Stress and aging

Because the immune system’s defence mechanisms become impaired as we grow older, our ability to resist infection progressively declines. So does our ability to respond effectively to other causes of inflammation that have been implicated in age related atherosclerosis, osteoporosis, arthritis, Type 2 diabetes, cancers and dementia.

Chronic stress is widely believed to accelerate biologic aging and support comes from studies confirming its adverse effects on immune system function, as well as how we respond to hidden inflammation. Stress significantly reduces the immune response to influenza and pneumococcal vaccine in the elderly, and to hepatitis B vaccine in younger individuals.

The stress of care giving for a spouse or loved one with dementia has also been shown to delay wound healing and shorten life that may be related to effects on inflammation.

Interleukin-6 (IL-6) is an important indicator of subclinical inflammation thought to contribute to degenerative diseases. When such caregivers were followed for six years, it was found that their average IL-6 levels increased four times more than controls matched for age, sex, health and socioeconomic status. Furthermore, this increased difference in IL-6 persisted for years after care giving activities ceased which could speed up the aging process and explain higher death rates.

In one study, senior citizens who felt stressed out from taking care of their disabled spouses were 63 percent more likely to die within 4 years than caregivers without this complaint. In another study that focused on telomere research, spouses and children who provided such constant care shortened their lives by as much as four to eight years!

Telomeres are areas of genetic material on the ends of a cell’s chromosomes that provide protection. As a cell divides, telomeres shorten and some of these genetic instructions are lost. An enzyme called telomerase normally prevents this, but as we grow older, our ability to make telomerase decreases, and the protective telomeres become shorter.

Thus, telomere length is a basic indicator of cellular aging and telomerase activity is a measure of cellular capacity for ongoing replication. Both of these were shown to be significantly reduced in these Alzheimer caregivers compared to controls. Caregivers also had double the rate of severe depression and prior research has shown that this can increase risk of death by as much as four times when compared with non-depressed controls.

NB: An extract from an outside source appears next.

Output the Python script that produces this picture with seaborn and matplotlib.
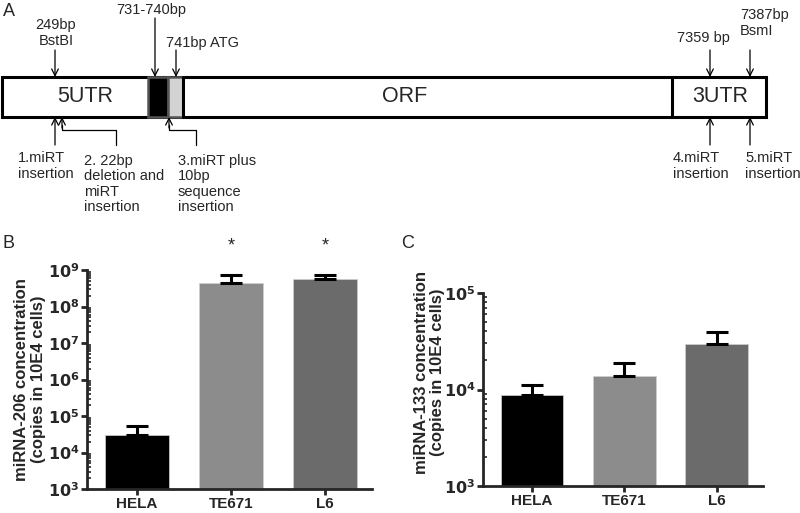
import matplotlib
matplotlib.use("Agg")
import matplotlib.pyplot as plt
import seaborn as sns
import numpy as np
import pandas as pd
from matplotlib.patches import Rectangle
from matplotlib.ticker import LogLocator, FixedLocator

sns.set_theme(style="ticks")
plt.rcParams['font.family'] = ['Liberation Sans', 'DejaVu Sans']

# ---- data ----
cells = ["HELA", "TE671", "L6"]
mir206_mean = [3.0e4, 4.5e8, 5.5e8]
mir206_upper = [5.2e4, 7.2e8, 7.2e8]
mir133_mean = [8.8e3, 1.38e4, 2.96e4]
mir133_upper = [1.11e4, 1.9e4, 3.9e4]
bar_colors = ["#000000", "#8c8c8c", "#6b6b6b"]
signif = ["", "*", "*"]

W, H = 800, 513
fig = plt.figure(figsize=(W / 100, H / 100), dpi=100)

# overlay axes in pixel coordinates for panel A
ov = fig.add_axes([0, 0, 1, 1])
ov.set_xlim(0, W)
ov.set_ylim(H, 0)
ov.axis("off")
ov.set_zorder(5)
ov.patch.set_alpha(0)

lw_box = 2.2
ov.add_patch(Rectangle((2, 77), 764, 40, fill=False, ec="black", lw=lw_box))
ov.add_patch(Rectangle((148, 77), 20, 40, fc="black", ec="#555555", lw=1.8))
ov.add_patch(Rectangle((168, 77), 15, 40, fc="#d3d3d3", ec="#555555", lw=1.8))
ov.plot([183, 183], [77, 117], color="black", lw=lw_box)
ov.plot([672, 672], [77, 117], color="black", lw=lw_box)

ov.text(85, 97, "5UTR", fontsize=15.5, ha="center", va="center")
ov.text(405, 97, "ORF", fontsize=15.5, ha="center", va="center")
ov.text(720, 97, "3UTR", fontsize=15.5, ha="center", va="center")

tfs = 10.5
ls = 1.15
ov.text(9, 12, "A", fontsize=13, ha="center", va="center")
ov.text(56, 33, "249bp\nBstBI", fontsize=tfs, ha="center", va="center", linespacing=ls)
ov.text(151, 10, "731-740bp", fontsize=tfs, ha="center", va="center")
ov.text(166, 43, "741bp ATG", fontsize=tfs, ha="left", va="center")
ov.text(703, 38, "7359 bp", fontsize=tfs, ha="center", va="center")
ov.text(740, 23, "7387bp\nBsmI", fontsize=tfs, ha="left", va="center", linespacing=ls)

arrow_kw = dict(arrowstyle="->", color="black", lw=0.9, shrinkA=0, shrinkB=0, mutation_scale=12)
def down_arrow(x, y0, y1):
    ov.annotate("", xy=(x, y1), xytext=(x, y0), arrowprops=arrow_kw)

down_arrow(55, 50, 77)
down_arrow(155, 18, 77)
down_arrow(176, 50, 77)
down_arrow(710, 50, 77)
down_arrow(750, 50, 77)
# upward arrows below
down_arrow(55, 145, 117)
down_arrow(710, 145, 117)
down_arrow(750, 145, 117)
# elbow arrows
ov.plot([116, 116, 62, 62], [145, 130, 130, 125], color="black", lw=0.9)
down_arrow(62, 128, 117)
ov.plot([196, 196, 169, 169], [145, 130, 130, 125], color="black", lw=0.9)
down_arrow(169, 128, 117)

ov.text(18, 166, "1.miRT\ninsertion", fontsize=tfs, ha="left", va="center", linespacing=ls)
ov.text(84, 184, "2. 22bp\ndeletion and\nmiRT\ninsertion", fontsize=tfs, ha="left", va="center", linespacing=ls)
ov.text(178, 184, "3.miRT plus\n10bp\nsequence\ninsertion", fontsize=tfs, ha="left", va="center", linespacing=ls)
ov.text(673, 166, "4.miRT\ninsertion", fontsize=tfs, ha="left", va="center", linespacing=ls)
ov.text(745, 166, "5.miRT\ninsertion", fontsize=tfs, ha="left", va="center", linespacing=ls)

ov.text(8, 244, "B", fontsize=13, ha="center", va="center")
ov.text(408, 244, "C", fontsize=13, ha="center", va="center")


def bar_panel(rect, means, uppers, ylim, ylabel, label_xy, stars=None):
    ax = fig.add_axes(rect)
    df = pd.DataFrame({"cell": cells, "value": means})
    sns.barplot(data=df, x="cell", y="value", hue="cell", palette=bar_colors,
                legend=False, width=0.68, ax=ax, edgecolor="#d0d0d0", linewidth=0.5,
                log_scale=(False, True))
    x = np.arange(len(cells))
    err_up = np.array(uppers) - np.array(means)
    ax.errorbar(x, means, yerr=[np.zeros(len(x)), err_up], fmt="none",
                ecolor="black", elinewidth=2.2, capsize=8, capthick=2.2)
    ax.set_yscale("log")
    ax.set_ylim(*ylim)
    ax.set_xlim(-0.53, 2.5)
    lo, hi = int(np.log10(ylim[0])), int(np.log10(ylim[1]))
    ax.yaxis.set_major_locator(FixedLocator([10.0 ** k for k in range(lo, hi + 1)]))
    ax.set_yticklabels([r"$\mathbf{10^{%d}}$" % k for k in range(lo, hi + 1)], fontsize=11.5)
    ax.yaxis.set_minor_locator(LogLocator(base=10, subs=np.arange(2, 10)))
    ax.yaxis.set_minor_formatter(plt.NullFormatter())
    ax.tick_params(axis="y", which="major", direction="out", length=4, width=2, pad=1.5)
    ax.tick_params(axis="y", which="minor", direction="in", length=3, width=1.2)
    ax.tick_params(axis="x", direction="out", length=4, width=2, labelsize=11, pad=1.5)
    for lab in ax.get_xticklabels():
        lab.set_fontweight("bold")
    ax.set_xlabel("")
    ax.set_ylabel(ylabel, fontsize=12, fontweight="bold", linespacing=1.1)
    ax.yaxis.set_label_coords(*label_xy)
    for s in ["top", "right"]:
        ax.spines[s].set_visible(False)
    for s in ["left", "bottom"]:
        ax.spines[s].set_linewidth(2)
    ax.set_facecolor("none")
    if stars:
        for xi, st in zip(x, stars):
            if st:
                ax.annotate(st, xy=(xi, ylim[1]), xytext=(0, 17), textcoords="offset points",
                            ha="center", va="center", fontsize=13, annotation_clip=False)
    return ax


axB = bar_panel([87 / W, (H - 489) / H, 285 / W, 219 / H], mir206_mean, mir206_upper,
                (1e3, 1e9), "miRNA-206 concentration\n(copies in 10E4 cells)",
                (-0.145, 0.5), stars=signif)
axC = bar_panel([483 / W, (H - 486) / H, 280 / W, 193 / H], mir133_mean, mir133_upper,
                (1e3, 1e5), "miRNA-133 concentration\n(copies in 10E4 cells)",
                (-0.135, 0.59))

fig.savefig("out.png", dpi=100)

Some of the early warning signs of caregiver stress are:

  • feeling overwhelmed, lonely, guilty, sad or constantly worried
  • feeling fatigued most of the time
  • becoming easily irritated or angered
  • lack of interest in activities you previously enjoyed
  • significant change in weight or sleep habits
  • frequent headaches, neck or low back pain
  • abuse of alcohol or drugs
Some tips on how to reduce caregiver stress include:
  • Identify what you can and cannot change. You may not be able to alter the way somebody else behaves but you can change the way that you react to it.
  • Make a list of your top priorities and establish a daily routine.
  • Set realistic goals by breaking large tasks into smaller ones that you can do individually when you have time.
  • Don’t hesitate to ask for and to accept assistance and make a list of things that others could help with. Let them choose what is best for them, such as assisting with meals, shopping for groceries, relieving you for a few hours, or taking the patient for a walk once or twice a week.
  • Try to lighten your load by learning about care giving resources such as meal delivery, home health care services (nursing, physical therapy), non medical assistance (housekeeping, cooking, companionship) or home modification changes that make it easier for patients to bathe, use the toilet or move around.
  • If you need financial help taking care of a relative, don’t be afraid to ask family members to contribute their fair share.
  • Stay in touch with family and friends but say “no” to requests that you no longer can easily handle, such as hosting holiday meals.
  • Social support is a powerful stress buster, and in addition to family and friends, there may be a support group for caregivers in your situation. Joining may allow you to make new friends and also pick up useful tips from others who have had similar problems.
  • Try to find time to be physically active as much as possible, get enough sleep and eat properly.
  • Make time each week to do something that you enjoy and can look forward to, such as shopping or seeing a movie.
  • If your loved one is not bedridden and does not have dementia, there are emergency response systems (button on a necklace, bracelet or belt that they wear) that can alert medical personnel and you. You can use an intercom system to hear someone in another room, or a Webcam video camera that can see them.
  • Don’t automatically assume that any new symptoms or an increase in previous ones are automatically due to stress and always consult a physician in such instances. People who take an active, problem-solving approach to any care giving issue are much less likely to feel stressed than those who react by worrying or feeling helpless.